- Home Depot has returned $68B to shareholders over five years, reinforcing the strength of HD dividends.
- Growth has slowed, but cash flow continues to support the dividend and buyback strategy.
- Housing market pressures create near-term uncertainty for earnings and dividend growth.
Massive Capital Returns Anchor Income Appeal
Home Depot continues to position itself as a reliable income stock for dividend and DRIP investors. The company has returned $68B over five years through dividends and buybacks, equal to roughly 20% of its market value.
The current dividend underscores the appeal of HD dividends. The payout stands at $2.33 quarterly, or $9.32 annually, producing a yield near 2.8%. This sits above the five-year average yield of about 2.4%, offering relatively attractive income at today’s prices.

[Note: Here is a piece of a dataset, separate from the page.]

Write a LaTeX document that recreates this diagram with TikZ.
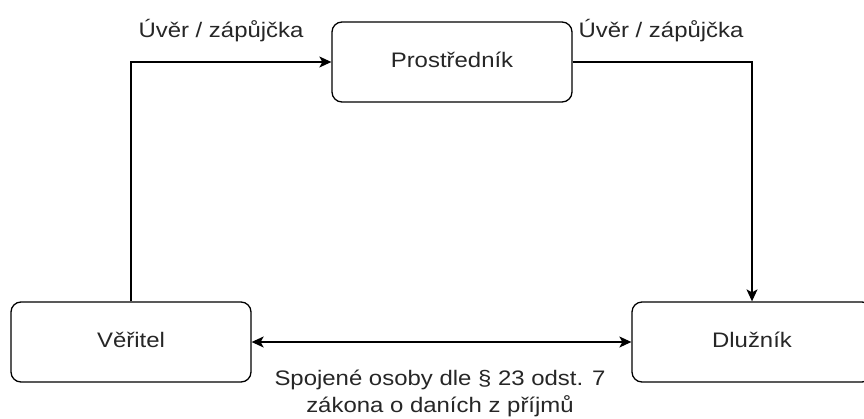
\documentclass[tikz,border=0pt]{standalone}
\usepackage{fontspec}
\setmainfont[FakeStretch=1.14]{Liberation Sans}
\usetikzlibrary{arrows.meta}
\begin{document}
\begin{tikzpicture}[x=1pt,y=-1pt,
  txt/.style={text=black!85, font=\fontsize{21}{27}\selectfont},
  box/.style={txt, draw=black, line width=1.3pt, rounded corners=10pt, minimum width=240pt, minimum height=80pt, inner sep=0pt, text height=14pt, text depth=3.4pt},
  lbl/.style={txt, inner sep=0pt, anchor=base},
  conn/.style={line width=1.3pt, -{Stealth[length=12pt,width=11pt,inset=3pt]}},
  conn2/.style={line width=1.3pt, {Stealth[length=12pt,width=11pt,inset=3pt]}-{Stealth[length=12pt,width=11pt,inset=3pt]}}]
\useasboundingbox (0,0) rectangle (864,418);
\clip (0,0) rectangle (864,418);
\fill[white] (0,0) rectangle (864,418);
\node[box] (p) at (452,62) {Prostředník};
\node[box] (v) at (131,342) {Věřitel};
\node[box] (d) at (752,342) {Dlužník};
\draw[conn] (v.north) |- (p.west);
\draw[conn] (p.east) -| (d.north);
\draw[conn2] (v.east) -- (d.west);
\node[lbl] (l1) at (221,37) {Úvěr / zápůjčka};
\node[lbl] (l2) at (661,37) {Úvěr / zápůjčka};
\node[lbl, align=center] (l3) at (440,412) {Spojené osoby dle § 23 odst. 7\\zákona o daních z příjmů};
\end{tikzpicture}
\end{document}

Home Depot’s long-term dividend growth has been impressive, averaging more than 13% annually over the past decade. Recent increases have slowed to under 2% year over year, reflecting a mature business entering a steadier phase.
Growth Slows, But Dividend Remains Supported
The core question for dividend investors centers on growth potential rather than dividend safety. Revenue expansion has cooled to about 2%, trailing broader market trends.
Forward expectations remain modest, with earnings projected to grow around 7% annually and revenue advancing around 3 to 4%. These levels support the dividend, though they do not point to rapid future increases.
The payout remains backed by strong cash flow and high returns on equity above 100%, supported in part by leverage. For dividend-focused investors, this points to stability rather than acceleration in HD dividends.
Housing Headwinds Cloud Near-Term Outlook
Near-term uncertainty is building as the company faces a softer housing environment. Analysts have issued downgrades due to the lock-in effect, where homeowners retain low-rate mortgages, reducing turnover and renovation spending.
This trend creates a wait-and-see environment with fewer catalysts until housing activity improves. The company is increasing focus on professional contractors, which may offset some pressure but brings execution risks.
Macroeconomic factors including interest rates and consumer spending remain key external drivers in the coming quarters.
Institutional Buying Signals Confidence
Despite headwinds, institutional investors continue increasing their positions. Recent filings show expanded ownership, reinforcing Home Depot’s reputation as a defensive blue chip known for steady HD dividends.
This accumulation signals confidence in the company’s ability to handle cyclical pressures while maintaining its shareholder return strategy.
Valuation Fair, Not Cheap
Home Depot trades at a price-to-earnings ratio near 23 to 24, roughly in line with the broader market despite slower growth expectations. The lack of a valuation discount may limit upside for new investors.
Dividend-oriented buyers may find returns leaning more on income and modest growth rather than multiple expansion at current levels.
Dividend Investor Takeaway
Home Depot remains a durable dividend compounder for long-term investors who prioritize reliability. The roughly 2.8% yield is steady and well supported, though dividend growth has slowed alongside earnings momentum.
Macro headwinds may create better buying opportunities ahead, but the stock continues to serve as a core income holding for those focused on HD dividends and DRIP strategies.